[Code that draws figures]
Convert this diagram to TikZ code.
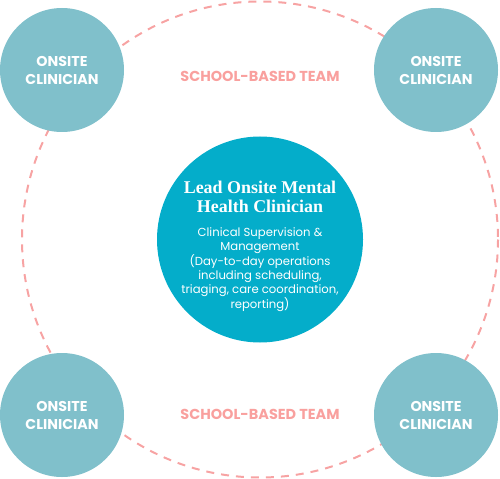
\documentclass[tikz,border=0pt]{standalone}
\usepackage{fontspec}
\setmainfont{Poppins}
\newfontfamily\titlefont{Liberation Serif}
\definecolor{smallc}{HTML}{80C0CB}
\definecolor{bigc}{HTML}{04ADCA}
\definecolor{dashc}{HTML}{F7A3A3}
\definecolor{teamc}{HTML}{F9A09E}
\begin{document}
\begin{tikzpicture}[x=1bp,y=-1bp,
  onsite/.style={circle,fill=smallc,minimum size=124bp,inner sep=0pt,
    text=white,align=center,font=\fontsize{14.3}{18}\selectfont\bfseries},
  leadc/.style={circle,fill=bigc,minimum size=206bp,inner sep=0pt},
  teamlabel/.style={text=teamc,font=\fontsize{14.5}{15}\selectfont\bfseries},
  ring/.style={draw=dashc,line width=2bp,dash pattern=on 8bp off 7bp}]
\useasboundingbox (0,0) rectangle (500,479);
\draw[ring] (260,239.5) circle[radius=238];
\node[onsite] (tl) at (62,70) {ONSITE\\CLINICIAN};
\node[onsite] (tr) at (436,70) {ONSITE\\CLINICIAN};
\node[onsite] (bl) at (62,415) {ONSITE\\CLINICIAN};
\node[onsite] (br) at (436,415) {ONSITE\\CLINICIAN};
\node[teamlabel] (t1) at (260,76) {SCHOOL-BASED TEAM};
\node[teamlabel] (t2) at (260,414) {SCHOOL-BASED TEAM};
\node[leadc] (lead) at (260,239.5) {};
\node[text=white,align=center,font=\titlefont\bfseries\fontsize{18}{19.5}\selectfont] (title) at (260,197) {Lead Onsite Mental\\Health Clinician};
\node[text=white,align=center,font=\fontsize{11.7}{14.4}\selectfont] (body) at (260,269.5) {Clinical Supervision \&\\Management\\(Day-to-day operations\\including scheduling,\\triaging, care coordination,\\reporting)};
\end{tikzpicture}
\end{document}
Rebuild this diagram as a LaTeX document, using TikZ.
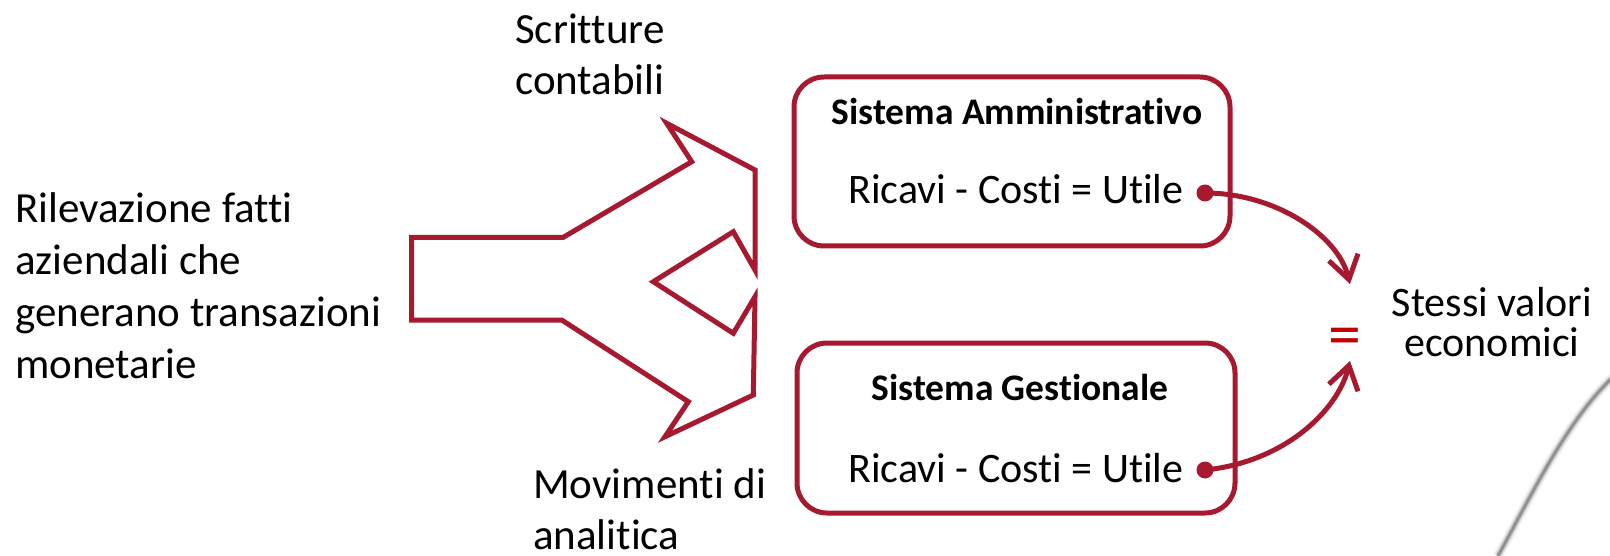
\documentclass[tikz,border=0pt]{standalone}
\usepackage{fontspec}
\setmainfont{Carlito}[Ligatures=NoCommon]
\usetikzlibrary{arrows.meta}
\definecolor{wine}{RGB}{166,25,46}
\definecolor{eqred}{RGB}{192,0,0}
\tikzset{
  lbl/.style={inner sep=0pt, font=\fontsize{43}{52}\selectfont},
  eqn/.style={inner sep=0pt, font=\fontsize{42}{50}\selectfont},
  ttl/.style={inner sep=0pt, font=\fontsize{37.5}{44}\selectfont\bfseries},
  sysbox/.style={draw=wine, line width=5pt, rounded corners=30pt, inner sep=0pt},
  dotn/.style={circle, fill=wine, inner sep=0pt, minimum size=17pt},
  link/.style={draw=wine, line width=5pt, -{Straight Barb[length=23pt,width=30pt]}},
}
\begin{document}
\begin{tikzpicture}[x=1pt,y=-1pt]
\useasboundingbox (0,0) rectangle (1610,556);
% split arrow
\draw[wine, line width=5pt, line join=miter]
  (755,270) -- (733.3,231.7) -- (653.3,281.7) -- (733.3,333.3) -- (755,296.7)
  -- (753.3,395) -- (665,436.7) -- (688.3,401.7) -- (561.7,320) -- (411.7,320)
  -- (411.7,237.3) -- (563.3,237.3) -- (691.7,161.7) -- (666.7,123.3)
  -- (755,170) -- cycle;
% texts
\node[lbl, align=left, anchor=west] (src) at (15,286) {Rilevazione fatti\\aziendali che\\generano transazioni\\monetarie};
\node[lbl, align=left, anchor=west, font=\fontsize{43}{51}\selectfont] (scr) at (515,54) {Scritture\\contabili};
\node[lbl, align=left, anchor=west, font=\fontsize{43}{51}\selectfont] (mov) at (533,509) {Movimenti di\\analitica};
% boxes
\node[sysbox, minimum width=436pt, minimum height=169pt] (b1) at (1012,161.5) {};
\node[sysbox, minimum width=438pt, minimum height=170pt] (b2) at (1016,428) {};
\node[ttl, anchor=base] (t1) at (1017,125) {Sistema Amministrativo};
\node[eqn, anchor=base] (e1) at (1016,204) {Ricavi - Costi = Utile};
\node[ttl, anchor=base] (t2) at (1020,400) {Sistema Gestionale};
\node[eqn, anchor=base] (e2) at (1016,482) {Ricavi - Costi = Utile};
\node[dotn] (d1) at (1205,193) {};
\node[dotn] (d2) at (1205,470) {};
\coordinate (tipA) at (1350,284);
\coordinate (tipB) at (1350,361);
\draw[link] (d1.center) .. controls (1275,193) and (1338,235) .. (tipA);
\draw[link] (d2.center) .. controls (1285,462) and (1338,410) .. (tipB);
\node[inner sep=0pt, text=eqred, font=\fontsize{66}{70}\selectfont] (eq) at (1345,342) {=};
\node[inner sep=0pt, align=center, font=\fontsize{42}{40}\selectfont] (res) at (1492,322) {Stessi valori\\economici};
% page curl shadow
\foreach \w/\o in {10/0.08, 7/0.15, 4.5/0.3, 2.5/0.5}
  \draw[black!60, line width=\w pt, opacity=\o] (1498,556) .. controls (1535,488) and (1568,420) .. (1612,378);
\end{tikzpicture}
\end{document}
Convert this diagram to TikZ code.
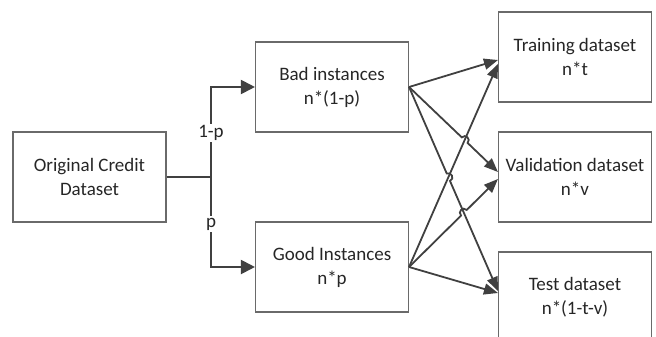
\documentclass[tikz,border=0pt]{standalone}
\usepackage{fontspec}
\setmainfont{Carlito}
\usetikzlibrary{arrows.meta,calc}
\definecolor{linegray}{HTML}{404040}
\definecolor{boxgray}{HTML}{6A6A6A}
\begin{document}
\begin{tikzpicture}[x=1pt,y=-1pt,
  box/.style={draw=boxgray, line width=1.1pt, minimum width=153pt, minimum height=90pt,
    align=center, inner sep=0pt, text=black!85, font=\fontsize{19}{24}\selectfont},
  link/.style={draw=linegray, line width=1.8pt, -{Triangle[length=14pt,width=11pt]}},
  fork/.style={draw=linegray, line width=2pt},
  lbl/.style={fill=white, inner sep=1.5pt, text=black!85, font=\fontsize{19}{24}\selectfont}]
\clip (0,0) rectangle (656,337);
% boxes
\node[box] (orig) at (89.5,177) {Original Credit\\Dataset};
\node[box] (bad) at (332,87) {Bad instances\\n*(1-p)};
\node[box] (good) at (332,267) {Good Instances\\n*p};
\node[box] (train) at (575,57) {Training dataset\\n*t};
\node[box] (valid) at (575,177) {Validation dataset\\n*v};
\node[box] (test) at (575,297) {Test dataset\\n*(1-t-v)};
% split of the original set
\coordinate (split) at (211,177);
\draw[fork] (orig.east) -- (split);
\draw[fork, -{Triangle[length=14pt,width=14pt]}] (split) |- (bad.west);
\draw[fork, -{Triangle[length=14pt,width=14pt]}] (split) |- (good.west);
\node[lbl] (lone) at (211,133) {1-p};
\node[lbl] (lp) at (211,224) {p};
% end points of the links
\coordinate (badout) at (bad.east);
\coordinate (goodout) at (good.east);
\coordinate (trA) at ($(train.west)+(0,3)$);
\coordinate (trB) at ($(train.west)+(0,7)$);
\coordinate (vaA) at ($(valid.west)+(0,-5)$);
\coordinate (vaB) at ($(valid.west)+(0,2)$);
\coordinate (teA) at ($(test.west)+(0,-6)$);
\coordinate (teB) at ($(test.west)+(0,-4)$);
% crossings with a hop
\coordinate (hA) at (intersection of badout--vaA and goodout--trB);
\coordinate (hB) at (intersection of badout--teA and goodout--trB);
\coordinate (hC) at (intersection of goodout--vaB and badout--teA);
% links without hops
\draw[link] (badout) -- (trA);
\draw[link] (goodout) -- (trB);
\draw[link] (goodout) -- (teB);
% links with hops
\draw[link] (badout) -- ($(hA)!4pt!(badout)$)
  .. controls ($($(hA)!4pt!(badout)$)!5.3pt!90:(hA)$) and ($($(hA)!4pt!(vaA)$)!5.3pt!-90:(hA)$)
  .. ($(hA)!4pt!(vaA)$) -- (vaA);
\draw[link] (badout) -- ($(hB)!4pt!(badout)$)
  .. controls ($($(hB)!4pt!(badout)$)!5.3pt!90:(hB)$) and ($($(hB)!4pt!(teA)$)!5.3pt!-90:(hB)$)
  .. ($(hB)!4pt!(teA)$) -- (teA);
\draw[link] (goodout) -- ($(hC)!4pt!(goodout)$)
  .. controls ($($(hC)!4pt!(goodout)$)!5.3pt!90:(hC)$) and ($($(hC)!4pt!(vaB)$)!5.3pt!-90:(hC)$)
  .. ($(hC)!4pt!(vaB)$) -- (vaB);
\end{tikzpicture}
\end{document}
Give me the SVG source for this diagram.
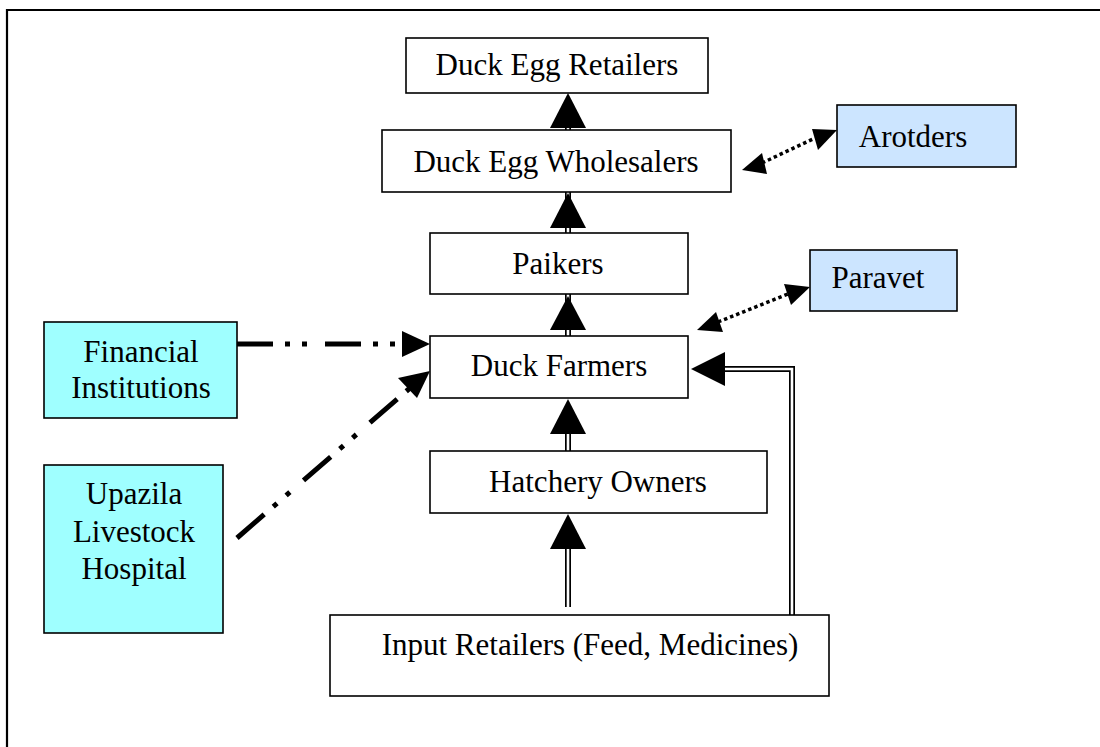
<svg xmlns="http://www.w3.org/2000/svg" width="1100" height="747" viewBox="0 0 1100 747">
<style>
.box{fill:#fff;stroke:#000;stroke-width:1.6}
.blue{fill:#cce5ff;stroke:#000;stroke-width:1.6}
.cyan{fill:#9fffff;stroke:#000;stroke-width:1.6}
text{font-family:"Liberation Serif","Times New Roman",serif;font-size:31px;fill:#000;text-anchor:middle}
.dblo{fill:none;stroke:#000;stroke-width:6}
.dbli{fill:none;stroke:#fff;stroke-width:2.6}
.dot{fill:none;stroke:#000;stroke-width:3.5;stroke-dasharray:3.5 3}
.dd{fill:none;stroke:#000;stroke-width:5;stroke-dasharray:36 12 5 12 5 18}
.head{fill:#000}
</style>
<rect x="0" y="0" width="1100" height="747" fill="#fff"/>
<path d="M7,747 V10 H1100" fill="none" stroke="#000" stroke-width="2.2"/>

<g id="connectors">
  <!-- double-line stubs -->
  <path class="dblo" d="M568,233 V125 M568,336 V224 M568,451 V430 M568,607 V545 M792,615 V369 H722"/>
  <path class="dbli" d="M568,234 V125 M568,337 V224 M568,452 V430 M568,608 V545 M792,616 V369 H722"/>
  <!-- solid arrowheads -->
  <polygon class="head" points="568,93 550,128 586,128"/>
  <polygon class="head" points="568,193 550,228 586,228"/>
  <polygon class="head" points="568,296 550,330 586,330"/>
  <polygon class="head" points="568,399 550,434 586,434"/>
  <polygon class="head" points="568,514 550,549 586,549"/>
  <polygon class="head" points="691,369 725,352 725,386"/>
  <!-- dotted double arrows -->
  <path class="dot" d="M762,163 L815,138"/>
  <polygon class="head" points="742,170 762,153 767,174"/>
  <polygon class="head" points="837,130 818,150 812,129"/>
  <path class="dot" d="M718,322 L788,294"/>
  <polygon class="head" points="697,330 716,312 723,332"/>
  <polygon class="head" points="810,287 791,305 784,284"/>
  <!-- dash-dot arrows -->
  <path class="dd" d="M237,344 H404"/>
  <polygon class="head" points="430,344 402,331 402,357"/>
  <path class="dd" d="M237,538 L410,388"/>
  <polygon class="head" points="430,371 398,378 417,398"/>
</g>

<g id="duck-egg-retailers"><rect class="box" x="406" y="38" width="302" height="55"/><text x="557" y="75">Duck Egg Retailers</text></g>
<g id="duck-egg-wholesalers"><rect class="box" x="382" y="130" width="349" height="62"/><text x="556" y="172">Duck Egg Wholesalers</text></g>
<g id="arotders"><rect class="blue" x="837" y="105" width="179" height="62"/><text x="913" y="147">Arotders</text></g>
<g id="paikers"><rect class="box" x="430" y="233" width="258" height="61"/><text x="558" y="274">Paikers</text></g>
<g id="paravet"><rect class="blue" x="810" y="250" width="147" height="61"/><text x="878" y="288">Paravet</text></g>
<g id="duck-farmers"><rect class="box" x="430" y="336" width="258" height="62"/><text x="559" y="376">Duck Farmers</text></g>
<g id="financial-institutions"><rect class="cyan" x="44" y="322" width="193" height="96"/><text x="141" y="362">Financial</text><text x="141" y="398">Institutions</text></g>
<g id="hatchery-owners"><rect class="box" x="430" y="451" width="337" height="62"/><text x="598" y="492">Hatchery Owners</text></g>
<g id="upazila-livestock-hospital"><rect class="cyan" x="44" y="465" width="179" height="168"/><text x="134" y="504">Upazila</text><text x="134" y="542">Livestock</text><text x="134" y="579">Hospital</text></g>
<g id="input-retailers"><rect class="box" x="330" y="615" width="499" height="81"/><text x="590" y="655">Input Retailers (Feed, Medicines)</text></g>
</svg>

§ **Challenge**
Find the lines above that include the string "this" and copy them.

§ **Task result**
Convert this diagram to TikZ code.
Rebuild this diagram as a LaTeX document, using TikZ.
Convert this diagram to TikZ code.
Give me the SVG source for this diagram.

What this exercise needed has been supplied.